En Ramafa, el barrio donde me crié,
cuna de figuras del fútbol de la talla de Marco Etcheverry, la
muchachada se dividía en dos: los que sabían dominar la pelota y los
“buenos alumnos”, apodo que nos ponían a los “pataduras”, porque
supuestamente andábamos metidos en los cuadernos y las tareas y no
teníamos tiempo para andar en los potreros detrás del balón.
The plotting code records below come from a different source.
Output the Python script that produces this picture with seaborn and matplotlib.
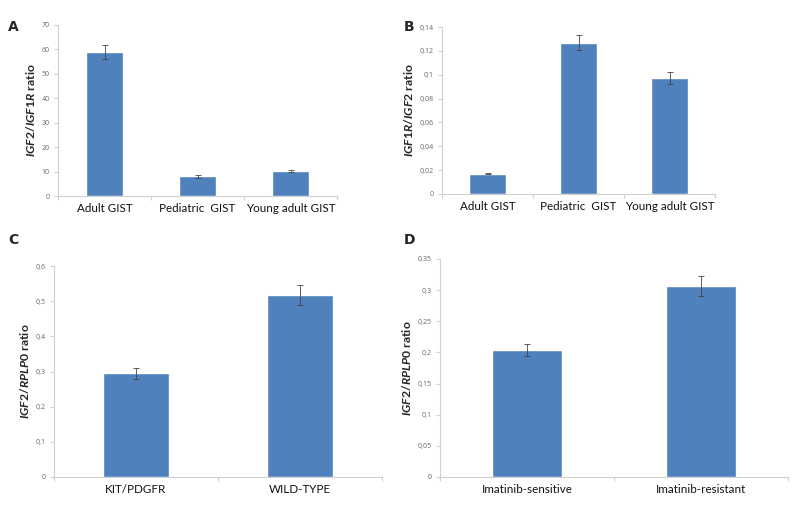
import numpy as np
import pandas as pd
import matplotlib
matplotlib.use("Agg")
import matplotlib.pyplot as plt
from matplotlib.ticker import FuncFormatter, FixedLocator
import seaborn as sns

# panel A
cats_a = ["Adult GIST", "Pediatric  GIST", "Young adult GIST"]
vals_a = [59.0, 8.0, 10.3]
err_a = [3.0, 0.5, 0.5]
# panel B
cats_b = ["Adult GIST", "Pediatric  GIST", "Young adult GIST"]
vals_b = [0.017, 0.127, 0.097]
err_b = [0.0006, 0.006, 0.005]
# panel C
cats_c = ["KIT/PDGFR", "WILD-TYPE"]
vals_c = [0.295, 0.517]
err_c = [0.015, 0.028]
# panel D
cats_d = ["Imatinib-sensitive", "Imatinib-resistant"]
vals_d = [0.204, 0.307]
err_d = [0.010, 0.016]

yticks_a = [0, 10, 20, 30, 40, 50, 60, 70]
yticks_b = [0, 0.02, 0.04, 0.06, 0.08, 0.1, 0.12, 0.14]
yticks_c = [0, 0.1, 0.2, 0.3, 0.4, 0.5, 0.6]
yticks_d = [0, 0.05, 0.1, 0.15, 0.2, 0.25, 0.3, 0.35]

BLUE = "#4F81BD"

sns.set_theme(style="white")
plt.rcParams["font.family"] = ["Lato", "DejaVu Sans"]
plt.rcParams["mathtext.fontset"] = "custom"
plt.rcParams["mathtext.it"] = "Lato:italic:bold"
plt.rcParams["mathtext.rm"] = "Lato:bold"


def comma(v, pos):
    return ("%g" % v).replace(".", ",")


def panel(fig, rect, cats, vals, errs, yticks, ylabel, letter, letter_xy):
    ax = fig.add_axes(rect)
    df = pd.DataFrame({"cat": cats, "val": vals})
    sns.barplot(data=df, x="cat", y="val", color=BLUE, saturation=1,
                width=0.4, errorbar=None, ax=ax)
    ax.errorbar(np.arange(len(cats)), vals, yerr=errs, fmt="none",
                ecolor="#444444", elinewidth=0.6, capsize=2, capthick=0.6)
    ax.set_xlim(-0.5, len(cats) - 0.5)
    ax.set_ylim(yticks[0], yticks[-1])
    ax.set_yticks(yticks)
    ax.yaxis.set_major_formatter(FuncFormatter(comma))
    for t in ax.get_yticklabels():
        t.set_family(["Open Sans", "DejaVu Sans"])
    ax.set_xlabel("")
    ax.set_ylabel(ylabel, fontsize=8.8, fontweight="bold", labelpad=3)
    for s in ["top", "right"]:
        ax.spines[s].set_visible(False)
    for s in ["left", "bottom"]:
        ax.spines[s].set_color("#D0D0D0")
        ax.spines[s].set_linewidth(0.8)
    ax.tick_params(axis="y", labelsize=5, labelcolor="#666666", length=3,
                   color="#D0D0D0", width=0.8, left=True, pad=3)
    ax.tick_params(axis="x", which="major", length=0, labelsize=8.4, pad=5,
                   labelcolor="#111111")
    ax.xaxis.set_minor_locator(FixedLocator(np.arange(len(cats) + 1) - 0.5))
    ax.tick_params(axis="x", which="minor", length=3, color="#D0D0D0",
                   width=0.8, bottom=True)
    fig.text(letter_xy[0], letter_xy[1], letter, fontsize=10,
             fontweight="bold", ha="left", va="center",
             family=["DejaVu Sans"])
    return ax


fig = plt.figure(figsize=(8, 5.07), dpi=100)

panel(fig, [0.0725, 0.6134, 0.3488, 0.3373], cats_a, vals_a, err_a, yticks_a,
      r"$IGF2/IGF1R$ ratio", "A", (0.010, 0.947))
panel(fig, [0.5525, 0.6174, 0.3415, 0.3293], cats_b, vals_b, err_b, yticks_b,
      r"$IGF1R/IGF2$ ratio", "B", (0.505, 0.947))
panel(fig, [0.0675, 0.0592, 0.41, 0.4161], cats_c, vals_c, err_c, yticks_c,
      r"$IGF2/RPLP0$ ratio", "C", (0.010, 0.527))
panel(fig, [0.55, 0.0592, 0.435, 0.43], cats_d, vals_d, err_d, yticks_d,
      r"$IGF2/RPLP0$ ratio", "D", (0.505, 0.527))

fig.savefig("out.png", dpi=100)
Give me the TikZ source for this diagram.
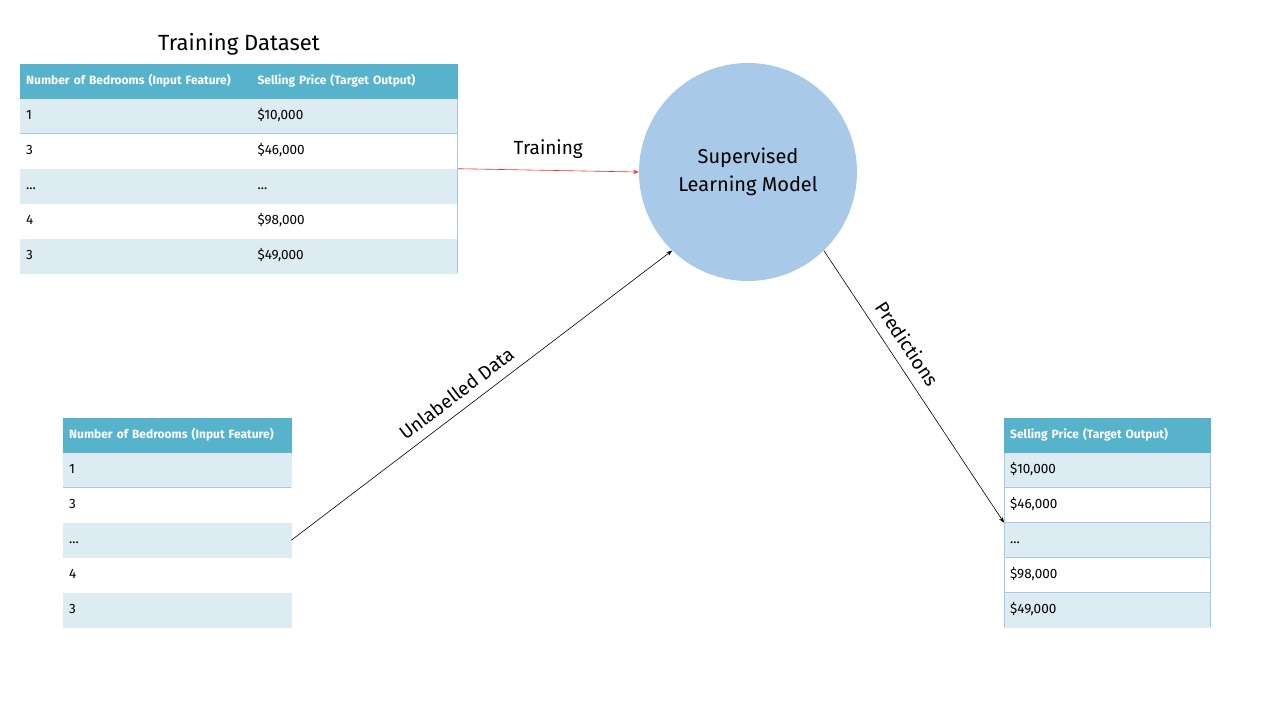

Aún así,
cuando no alcanzaba para formar los equipos, los habilidosos del fútbol
nos metían en sus filas y la única indicación era: “no estorbés”.
Recuerdo que mi hermano mayor solía
darme una sola misión en cada juego: “marcalo a ese”, “no te salgás del
área”, “quedate adelante” y de pronto yo sentía que aportaba al equipo y
que por lo menos servía para estorbar a los rivales.
Así es en el
campo. Allá todo sirve y nada estorba. Hasta los opas son útiles y
terminan volviéndose “vivísimos” porque se les busca oficio, aunque sea
para los mandados, para vigilar la puerta y avisar quién sale y quién
entra. Hay uno para atender las gallinas, otro con fuerza bruta para las
tareas más pesadas y también los que no salen de la casa y se dedican a
lavar y planchar. La clave está en el que dirige el equipo y se
encarga de que nadie quede estorbando.
A veces, cuando estoy en las
rotondas, donde no hay el policía que guíe el tráfico, me doy cuenta que
muchos conductores son muy propensos a estorbar y se meten delante de
uno solo por el gusto de trancarle el paso. En el fondo hay una
mentalidad negativa y pesimista que está presente en la mayoría de los
bolivianos que no avanzamos y tampoco dejamos que lo haga el otro. Son
aquellos que ven “imposibles” a cada paso y se dedican a bloquear. Para
ellos, Albert Einstein tenía una frase: “Los que dicen que es imposible,
no deberían molestar a los que lo están haciendo”.